Мотивная организация формирует текстовое пространство и время определенной художественной направленности, задает общий тон повествованию — контрастность и оппозиционность. На противопоставлении показаны пространственные доминанты: Россия/Европа, Петербург/Париж, Шклов/Якобинский клуб, Софийский собор/Notre Dame. В широком смысле они представлены как антитезы света и тьмы (М. Алданов часто использует технику светописи), жизни и смерти, Добра и Зла.

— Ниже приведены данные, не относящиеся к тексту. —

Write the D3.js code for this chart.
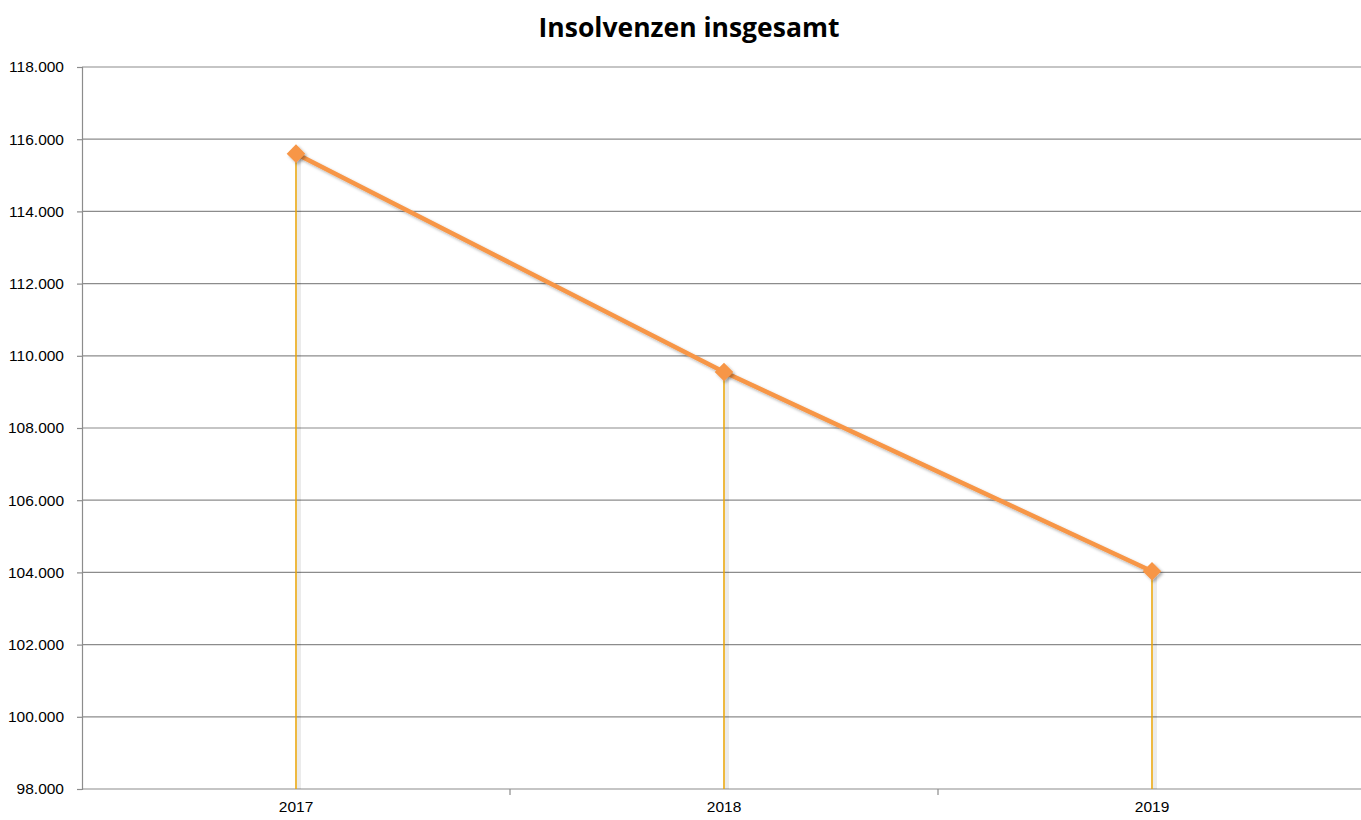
<!DOCTYPE html>
<html>
<head>
<meta charset="utf-8">
<script src="https://cdn.jsdelivr.net/npm/d3@7"></script>
<style>
body { margin:0; background:#fff; }
svg { display:block; font-family: "Open Sans", "Noto Sans", sans-serif; }
</style>
</head>
<body>
<svg id="chart" width="1361" height="820"></svg>
<script>
// data
var years = ["2017", "2018", "2019"];
var insolvencies = [115600, 109550, 104030];
var yTicks = [98000, 100000, 102000, 104000, 106000, 108000, 110000, 112000, 114000, 116000, 118000];

var svg = d3.select("#chart");
var margin = {left: 82, top: 67, right: -5, bottom: 31};
var width = 1361 - margin.left - margin.right;
var height = 820 - margin.top - margin.bottom;

var defs = svg.append("defs");
var f = defs.append("filter").attr("id", "shadow")
  .attr("x", "-50%").attr("y", "-50%").attr("width", "200%").attr("height", "200%");
f.append("feDropShadow").attr("dx", 2).attr("dy", 2).attr("stdDeviation", 1.5)
  .attr("flood-color", "#000").attr("flood-opacity", 0.3);

var x = d3.scaleBand().domain(years).range([0, width]);
var y = d3.scaleLinear().domain([98000, 118000]).range([height, 0]);

var g = svg.append("g").attr("transform", "translate(" + margin.left + "," + margin.top + ")");

// gridlines
g.append("g").selectAll("line").data(yTicks).enter().append("line")
  .attr("x1", 0).attr("x2", width)
  .attr("y1", d => y(d)).attr("y2", d => y(d))
  .attr("stroke", "#8c8c8c").attr("stroke-width", 1.2);

// y axis
var yAxis = g.append("g")
  .call(d3.axisLeft(y).tickValues(yTicks).tickSize(5).tickPadding(13)
    .tickFormat(d => d3.format(",")(d).replace(/,/g, ".")));
yAxis.select(".domain").attr("stroke", "#8c8c8c").attr("stroke-width", 1.2);
yAxis.selectAll(".tick line").attr("stroke", "#8c8c8c").attr("stroke-width", 1.2);
yAxis.selectAll("text").attr("font-size", 15.5).attr("fill", "#000");

// x axis
var xAxis = g.append("g").attr("transform", "translate(0," + height + ")")
  .call(d3.axisBottom(x).tickSize(0).tickPadding(12));
xAxis.select(".domain").remove();
xAxis.selectAll("text").attr("font-size", 15.5).attr("fill", "#000");
// category separators
g.append("g").selectAll("line").data(years.slice(1)).enter().append("line")
  .attr("x1", d => x(d)).attr("x2", d => x(d))
  .attr("y1", height).attr("y2", height + 6)
  .attr("stroke", "#8c8c8c").attr("stroke-width", 1.2);

var cx = d => x(d) + x.bandwidth() / 2;

// drop lines with a soft shadow
g.append("g").selectAll("line").data(years).enter().append("line")
  .attr("x1", d => cx(d) + 3).attr("x2", d => cx(d) + 3)
  .attr("y1", (d, i) => y(insolvencies[i])).attr("y2", height)
  .attr("stroke", "#000").attr("stroke-opacity", 0.08).attr("stroke-width", 4);
g.append("g").selectAll("line").data(years).enter().append("line")
  .attr("x1", d => cx(d)).attr("x2", d => cx(d))
  .attr("y1", (d, i) => y(insolvencies[i])).attr("y2", height)
  .attr("stroke", "#e8a202").attr("stroke-width", 1.5);

// line
var line = d3.line().x((d, i) => cx(years[i])).y(d => y(d));
g.append("path").datum(insolvencies)
  .attr("d", line).attr("fill", "none")
  .attr("stroke", "#f79646").attr("stroke-width", 4.5)
  .attr("filter", "url(#shadow)");

// markers
g.append("g").selectAll("path").data(insolvencies).enter().append("path")
  .attr("d", d3.symbol().type(d3.symbolDiamond2).size(220))
  .attr("transform", (d, i) => "translate(" + cx(years[i]) + "," + y(d) + ")")
  .attr("fill", "#f79646")
  .attr("filter", "url(#shadow)");

// title
svg.append("text").attr("x", 689).attr("y", 37)
  .attr("text-anchor", "middle").attr("font-size", 26.5).attr("font-weight", "bold")
  .text("Insolvenzen insgesamt");
</script>
</body>
</html>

В третьем параграфе рассматриваются «корреляции мотива и героев». Организованная в тетралогии персонажная градация (обнаруживаемая в портретных описаниях, речевой характеристике, оценочных отступлениях повествователя и т. д.) позволяет разграничивать героев по принципам большей или меньшей душевной подвижности/ статичности. К «неподвижным» относятся Робеспьер, Наполеон, Павел I, Баратаев, Ламор — персонажи, так или иначе связанные с миром смерти (мертвых). Им противопоставлены образы динамичных героев (Суворова, Канта). Можно сказать, что душевная косность превращает человека в марионетку истории, в продукт «игры случая».
«Герой-антигерой» Штааль внешне является «подвижным» (ему дано в повествовании быть очевидцем важных событий в России и Европе). Однако отсутствие устойчивых моральных принципов делает героя статичным изнутри. Характерно, что Штааль не мыслит и не действует самостоятельно, а только подражает другим: Декарту, Наполеону, Па-лену. В Штаале воплотился тип «человека без свойств», который, впитывая убеждения и верования интеллектуальной жизни своей эпохи, используя чужие мысли, сам оказывается неспособным к духовной инициативе; он — управляем.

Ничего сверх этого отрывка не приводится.